## WHAT IS REQUIRED
Will you output all of the data below exactly, omitting the images?

## DATA EXTRACT
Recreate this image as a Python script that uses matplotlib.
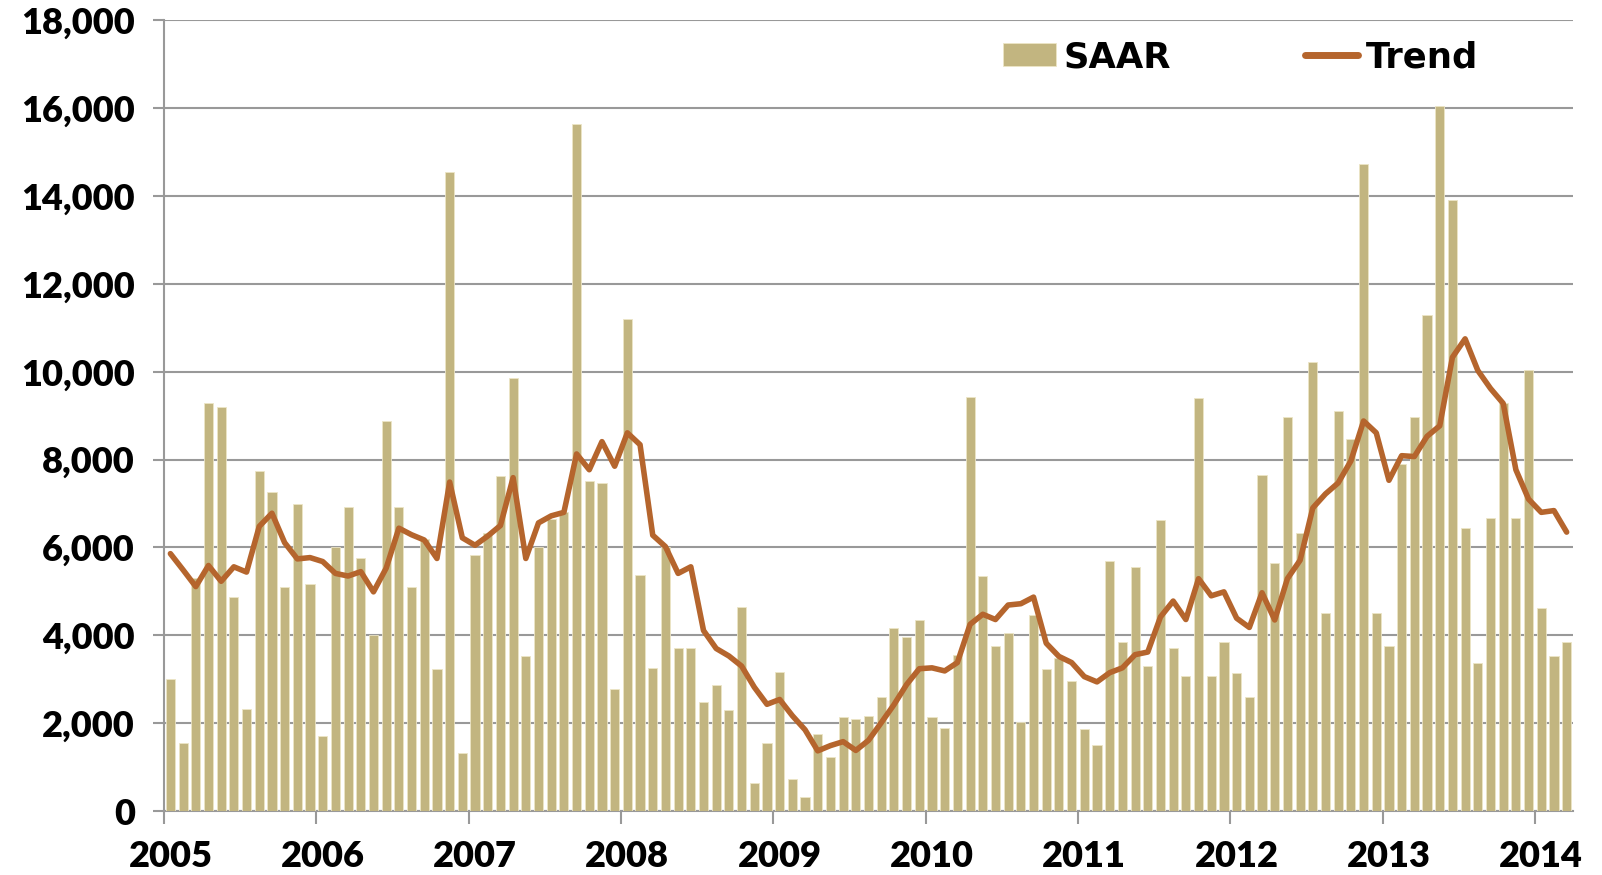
import numpy as np
import matplotlib
matplotlib.use("Agg")
import matplotlib.pyplot as plt

plt.rcParams['font.family'] = ['Lato', 'DejaVu Sans']

# monthly data, Jan 2005 .. Mar 2014
years = ["2005", "2006", "2007", "2008", "2009", "2010", "2011", "2012", "2013", "2014"]

saar = [
    3000, 1550, 5300, 9300, 9200, 4870, 2320, 7750, 7270, 5110, 6980, 5170,      # 2005
    1700, 6000, 6930, 5770, 4000, 8880, 6930, 5090, 6200, 3240, 14550, 1330,     # 2006
    5820, 6340, 7630, 9850, 3530, 6000, 6650, 6800, 15650, 7520, 7470, 2780,     # 2007
    11210, 5380, 3260, 6000, 3720, 3720, 2490, 2880, 2300, 4650, 630, 1550,      # 2008
    3170, 740, 330, 1750, 1230, 2150, 2100, 2170, 2600, 4170, 3960, 4360,        # 2009
    2130, 1880, 3560, 9420, 5360, 3760, 4050, 2020, 4470, 3230, 3480, 2950,      # 2010
    1870, 1510, 5700, 3840, 5550, 3300, 6630, 3710, 3070, 9400, 3070, 3840,      # 2011
    3140, 2600, 7650, 5650, 8960, 6320, 10220, 4510, 9100, 8480, 14740, 4510,    # 2012
    3750, 7890, 8980, 11290, 16040, 13920, 6440, 3360, 6680, 9300, 6680, 10040,  # 2013
    4630, 3520, 3840,                                                            # 2014
]

trend = [
    5860, 5490, 5110, 5590, 5230, 5560, 5440, 6480, 6780, 6110, 5740, 5770,
    5680, 5410, 5350, 5450, 4990, 5530, 6440, 6290, 6170, 5750, 7490, 6220,
    6050, 6260, 6500, 7590, 5750, 6560, 6720, 6800, 8130, 7770, 8410, 7850,
    8610, 8340, 6280, 6020, 5410, 5560, 4110, 3700, 3530, 3300, 2820, 2430,
    2540, 2170, 1850, 1370, 1490, 1580, 1380, 1610, 2010, 2420, 2880, 3240,
    3260, 3190, 3380, 4250, 4480, 4360, 4690, 4720, 4870, 3820, 3520, 3380,
    3060, 2940, 3150, 3260, 3560, 3620, 4420, 4780, 4360, 5290, 4900, 4990,
    4390, 4180, 4970, 4350, 5290, 5710, 6900, 7220, 7470, 7970, 8880, 8610,
    7530, 8090, 8070, 8530, 8770, 10330, 10750, 10030, 9620, 9280, 7770, 7100,
    6800, 6840, 6350,
]

bar_color = "#C2B580"
line_color = "#B5652D"
grid_color = "#999999"

fig = plt.figure(figsize=(16.02, 8.75), dpi=100)
ax = fig.add_axes([0.1024, 0.0731, 0.8795, 0.9036])

x = np.arange(len(saar))
bars = ax.bar(x, saar, width=0.72, color=bar_color, edgecolor="#ECE5C6", linewidth=0.6,
              label="SAAR", zorder=3)
line, = ax.plot(x, trend, color=line_color, lw=4, label="Trend", zorder=4,
                solid_joinstyle="round", solid_capstyle="round")

ax.set_xlim(-0.5, len(saar) - 0.5)
ax.set_ylim(0, 18000)

yt = np.arange(0, 18001, 2000)
ax.set_yticks(yt)
ax.set_yticklabels([f"{v:,}" for v in yt], fontsize=26, fontweight="heavy")
ax.yaxis.grid(True, color=grid_color, lw=1.5, zorder=0)
ax.set_axisbelow(True)

# year boundaries get tick marks, labels sit on the January bar
ax.set_xticks(np.arange(-0.5, len(saar), 12))
ax.set_xticklabels([])
ax.set_xticks(np.arange(0, len(saar), 12), minor=True)
ax.set_xticklabels(years, minor=True, fontsize=26, fontweight="heavy")

ax.tick_params(axis="x", which="major", length=9, width=1.5, color=grid_color)
ax.tick_params(axis="x", which="minor", length=0, pad=21)
ax.tick_params(axis="y", length=8, width=1.5, color=grid_color, pad=13)

for s in ["top", "right"]:
    ax.spines[s].set_visible(False)
for s in ["left", "bottom"]:
    ax.spines[s].set_color(grid_color)
    ax.spines[s].set_linewidth(1.5)

leg = ax.legend(handles=[bars, line], labels=["SAAR", "Trend"], ncol=2,
                loc="center left", bbox_to_anchor=(1003 / 1602, 1 - 57 / 875),
                bbox_transform=fig.transFigure, frameon=False, borderpad=0,
                borderaxespad=0, handlelength=1.5, handleheight=0.6,
                handletextpad=0.2, columnspacing=3.8,
                prop={"family": "DejaVu Sans", "weight": "bold", "size": 25.5})
for ln in leg.get_lines():
    ln.set_linewidth(5)

fig.savefig("out.png", dpi=100)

## EXERCISE ANSWER
Recreate this image as a Python script that uses matplotlib.
import numpy as np
import matplotlib
matplotlib.use("Agg")
import matplotlib.pyplot as plt

plt.rcParams['font.family'] = ['Lato', 'DejaVu Sans']

# monthly data, Jan 2005 .. Mar 2014
years = ["2005", "2006", "2007", "2008", "2009", "2010", "2011", "2012", "2013", "2014"]

saar = [
    3000, 1550, 5300, 9300, 9200, 4870, 2320, 7750, 7270, 5110, 6980, 5170,      # 2005
    1700, 6000, 6930, 5770, 4000, 8880, 6930, 5090, 6200, 3240, 14550, 1330,     # 2006
    5820, 6340, 7630, 9850, 3530, 6000, 6650, 6800, 15650, 7520, 7470, 2780,     # 2007
    11210, 5380, 3260, 6000, 3720, 3720, 2490, 2880, 2300, 4650, 630, 1550,      # 2008
    3170, 740, 330, 1750, 1230, 2150, 2100, 2170, 2600, 4170, 3960, 4360,        # 2009
    2130, 1880, 3560, 9420, 5360, 3760, 4050, 2020, 4470, 3230, 3480, 2950,      # 2010
    1870, 1510, 5700, 3840, 5550, 3300, 6630, 3710, 3070, 9400, 3070, 3840,      # 2011
    3140, 2600, 7650, 5650, 8960, 6320, 10220, 4510, 9100, 8480, 14740, 4510,    # 2012
    3750, 7890, 8980, 11290, 16040, 13920, 6440, 3360, 6680, 9300, 6680, 10040,  # 2013
    4630, 3520, 3840,                                                            # 2014
]

trend = [
    5860, 5490, 5110, 5590, 5230, 5560, 5440, 6480, 6780, 6110, 5740, 5770,
    5680, 5410, 5350, 5450, 4990, 5530, 6440, 6290, 6170, 5750, 7490, 6220,
    6050, 6260, 6500, 7590, 5750, 6560, 6720, 6800, 8130, 7770, 8410, 7850,
    8610, 8340, 6280, 6020, 5410, 5560, 4110, 3700, 3530, 3300, 2820, 2430,
    2540, 2170, 1850, 1370, 1490, 1580, 1380, 1610, 2010, 2420, 2880, 3240,
    3260, 3190, 3380, 4250, 4480, 4360, 4690, 4720, 4870, 3820, 3520, 3380,
    3060, 2940, 3150, 3260, 3560, 3620, 4420, 4780, 4360, 5290, 4900, 4990,
    4390, 4180, 4970, 4350, 5290, 5710, 6900, 7220, 7470, 7970, 8880, 8610,
    7530, 8090, 8070, 8530, 8770, 10330, 10750, 10030, 9620, 9280, 7770, 7100,
    6800, 6840, 6350,
]

bar_color = "#C2B580"
line_color = "#B5652D"
grid_color = "#999999"

fig = plt.figure(figsize=(16.02, 8.75), dpi=100)
ax = fig.add_axes([0.1024, 0.0731, 0.8795, 0.9036])

x = np.arange(len(saar))
bars = ax.bar(x, saar, width=0.72, color=bar_color, edgecolor="#ECE5C6", linewidth=0.6,
              label="SAAR", zorder=3)
line, = ax.plot(x, trend, color=line_color, lw=4, label="Trend", zorder=4,
                solid_joinstyle="round", solid_capstyle="round")

ax.set_xlim(-0.5, len(saar) - 0.5)
ax.set_ylim(0, 18000)

yt = np.arange(0, 18001, 2000)
ax.set_yticks(yt)
ax.set_yticklabels([f"{v:,}" for v in yt], fontsize=26, fontweight="heavy")
ax.yaxis.grid(True, color=grid_color, lw=1.5, zorder=0)
ax.set_axisbelow(True)

# year boundaries get tick marks, labels sit on the January bar
ax.set_xticks(np.arange(-0.5, len(saar), 12))
ax.set_xticklabels([])
ax.set_xticks(np.arange(0, len(saar), 12), minor=True)
ax.set_xticklabels(years, minor=True, fontsize=26, fontweight="heavy")

ax.tick_params(axis="x", which="major", length=9, width=1.5, color=grid_color)
ax.tick_params(axis="x", which="minor", length=0, pad=21)
ax.tick_params(axis="y", length=8, width=1.5, color=grid_color, pad=13)

for s in ["top", "right"]:
    ax.spines[s].set_visible(False)
for s in ["left", "bottom"]:
    ax.spines[s].set_color(grid_color)
    ax.spines[s].set_linewidth(1.5)

leg = ax.legend(handles=[bars, line], labels=["SAAR", "Trend"], ncol=2,
                loc="center left", bbox_to_anchor=(1003 / 1602, 1 - 57 / 875),
                bbox_transform=fig.transFigure, frameon=False, borderpad=0,
                borderaxespad=0, handlelength=1.5, handleheight=0.6,
                handletextpad=0.2, columnspacing=3.8,
                prop={"family": "DejaVu Sans", "weight": "bold", "size": 25.5})
for ln in leg.get_lines():
    ln.set_linewidth(5)

fig.savefig("out.png", dpi=100)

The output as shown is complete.